Inservice training is a great way to use your NP, says Richmond. This way, they will underscore the NP’s position as a clinical resource while improving the bedside nurses’ patient management skills. The inservice sessions also can become problem-solving sessions and a chance for staff nurses to highlight particular issues that need addressing by a physician.
At many hospitals, the roles of the NP and clinical nurse specialist (CNS) sometimes overlap. However, according to Logan and others, the CNS’s focus is on system issues such as how to get patients through the system faster. The acute-care NP’s emphasis is more on patient-care issues such as managing medication dosages.
• Support their bond with your nursing staff.
"Having been nurses, we can communicate closely with patients and their families," says Ruddy-Stein. More than anyone else in the unit, NPs also can work closely with nurses "because we are nurses."

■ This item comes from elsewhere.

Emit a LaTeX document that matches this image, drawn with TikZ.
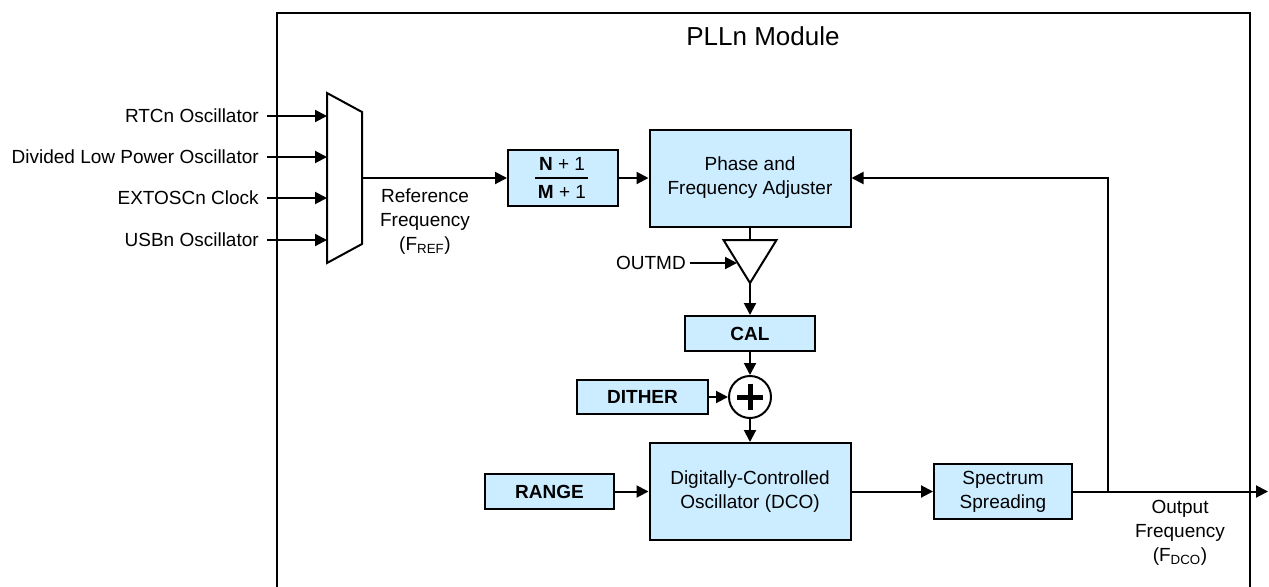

That understanding, when coupled with the advanced clinical role played by NPs and constant interaction with the attending physician, make for an improved working relationship among members of the care management team. Managers can encourage such close associations by publicly supporting their NPs, Ruddy-Stein says.
"The most important part of working with your NP is in highlighting not the differences but similarities with others in the unit. We are still nurses in every sense," Ruddy-Stein concludes.